- Acme Acme
- Coordinates: 34°47′56″N 98°01′09″W﻿ / ﻿34.79889°N 98.01917°W
- Country: United States
- State: Oklahoma
- County: Grady
- Time zone: UTC-6 (Central (CST))
- • Summer (DST): UTC-5 (CDT)
- GNIS feature ID: 1100162

= Acme, Oklahoma =

Acme is a ghost town in Grady County, Oklahoma, United States. It had a post office from April 8, 1913, to May 29, 1931.

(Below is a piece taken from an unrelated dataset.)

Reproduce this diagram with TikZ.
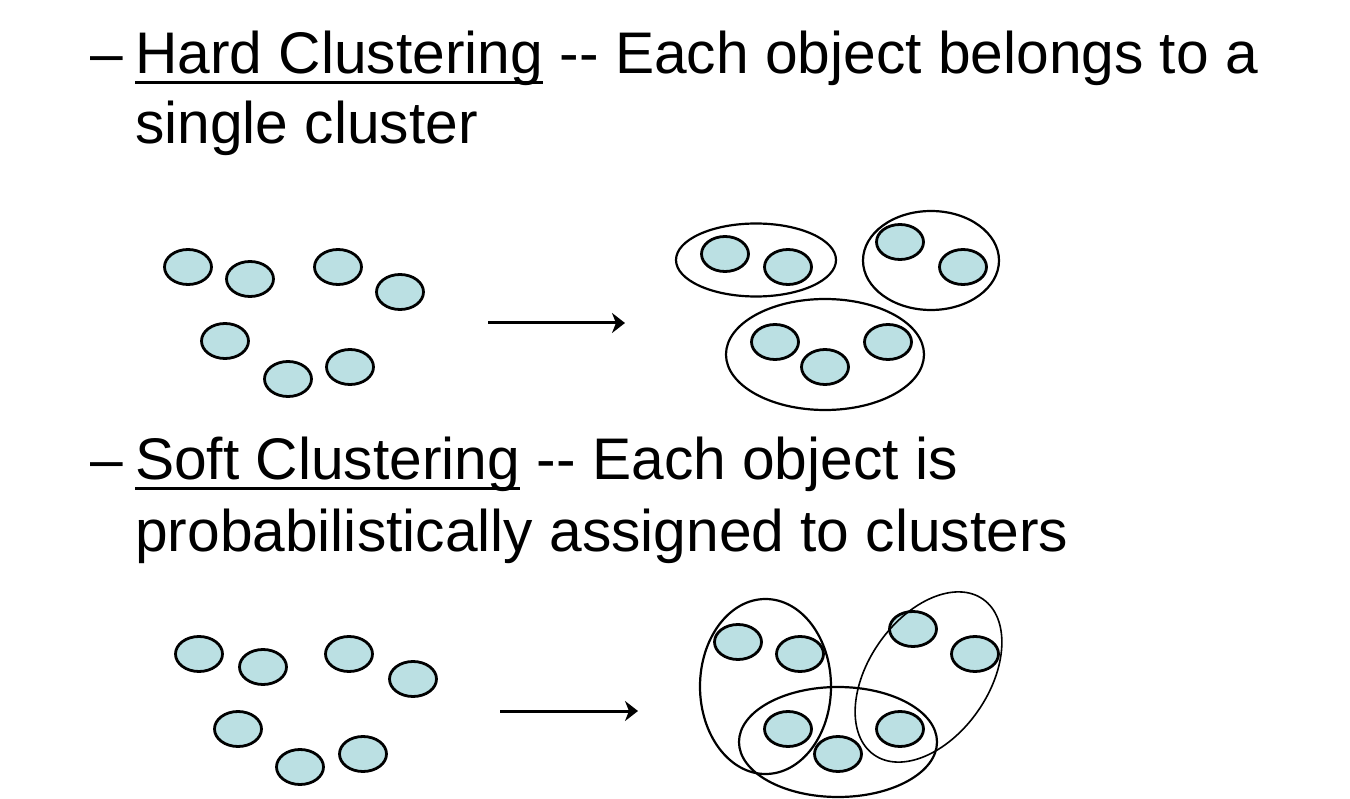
\documentclass[tikz,border=0pt]{standalone}
\usepackage{fontspec}
\setmainfont{Liberation Sans}
\usetikzlibrary{arrows.meta, shapes.geometric, positioning}
\definecolor{objfill}{RGB}{187,224,227}

\begin{document}
\begin{tikzpicture}[x=1pt, y=-1pt,
  obj/.style={ellipse, draw, line width=2.8pt, fill=objfill, minimum width=47pt, minimum height=35pt, inner sep=0pt},
  grp/.style={line width=2.2pt},
  txt/.style={anchor=base west, inner sep=0pt, font=\fontsize{58.7}{70}\selectfont},
  ul/.style={line width=3pt},
  arr/.style={line width=3pt, -{Stealth[length=13pt, width=20pt, inset=4pt]}}]
\useasboundingbox (0,0) rectangle (1350,799);

\node (dashA) at (90,74) [txt] {\textendash};
\node (hard) at (135,74) [txt] {Hard Clustering};
\node (hardrest) at (hard.base east) [txt] {\ -\kern0pt- Each object belongs to a};
\node (hardB) at (135,144) [txt] {single cluster};
\draw [ul] ([yshift=-9pt]hard.base west) -- ([yshift=-9pt]hard.base east);

\node (h1) at (188,267) [obj] {};
\node (h2) at (250,279) [obj] {};
\node (h3) at (338,267) [obj] {};
\node (h4) at (400,292) [obj] {};
\node (h5) at (225,341) [obj] {};
\node (h6) at (288,379) [obj] {};
\node (h7) at (350,367) [obj] {};

\coordinate (hs) at (488,323);
\coordinate (he) at (625,323);
\draw [arr] (hs) -- (he);

\node (g1) at (725,254) [obj] {};
\node (g2) at (788,267) [obj] {};
\node (g3) at (900,242) [obj] {};
\node (g4) at (963,267) [obj] {};
\node (g5) at (775,342) [obj] {};
\node (g6) at (825,367) [obj] {};
\node (g7) at (888,342) [obj] {};
\draw [grp] (756,260) ellipse [x radius=80, y radius=36.5];
\draw [grp] (931,260.5) ellipse [x radius=68, y radius=49.5];
\draw [grp] (825,354.5) ellipse [x radius=99, y radius=55.5];

\node (dashB) at (90,480) [txt] {\textendash};
\node (soft) at (135,480) [txt] {Soft Clustering};
\node (softrest) at (soft.base east) [txt] {\ -\kern0pt- Each object is};
\node (softB) at (135,551) [txt] {probabilistically assigned to clusters};
\draw [ul] ([yshift=-9pt]soft.base west) -- ([yshift=-9pt]soft.base east);

\node (s1) at (199,654) [obj] {};
\node (s2) at (263,667) [obj] {};
\node (s3) at (349,654) [obj] {};
\node (s4) at (413,679) [obj] {};
\node (s5) at (238,729) [obj] {};
\node (s6) at (300,767) [obj] {};
\node (s7) at (363,754) [obj] {};

\coordinate (ss) at (500,711);
\coordinate (se) at (638,711);
\draw [arr] (ss) -- (se);

\node (t1) at (738,642) [obj] {};
\node (t2) at (800,654) [obj] {};
\node (t3) at (913,629) [obj] {};
\node (t4) at (975,654) [obj] {};
\node (t5) at (788,729) [obj] {};
\node (t6) at (838,754) [obj] {};
\node (t7) at (900,729) [obj] {};
\draw [grp] (765.5,686.5) ellipse [x radius=65.5, y radius=87.5];
\draw [grp] (838,742) ellipse [x radius=99, y radius=55];
\draw [line width=1.6pt, rotate around={55:(928.5,677)}] (928.5,677) ellipse [x radius=95, y radius=60];
\end{tikzpicture}
\end{document}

The former community was 3 miles west of the present community of Rush Springs.

==History==
The town of Acme developed when the Acme Cement and Plaster Company built a mill and power plant in the area in 1911. Gypsum was mined from the area. The Chicago, Rock Island and Pacific Railroad built a spur to serve the plant. At its peak production, the plant employed 100 to 125 workers to produce six to eight railcar loads of product every day. When the nearby gypsum beds were exhausted, the company built a narrow-gauge railroad between the Acme plant and some other beds near the Little Washita River. A flood covered these additional beds with several feet of sand in 1927. Work continued on these beds, but this proved unprofitable. After 1930, the entire venture became unprofitable and the company closed everything. The railroad was abandoned in 1930.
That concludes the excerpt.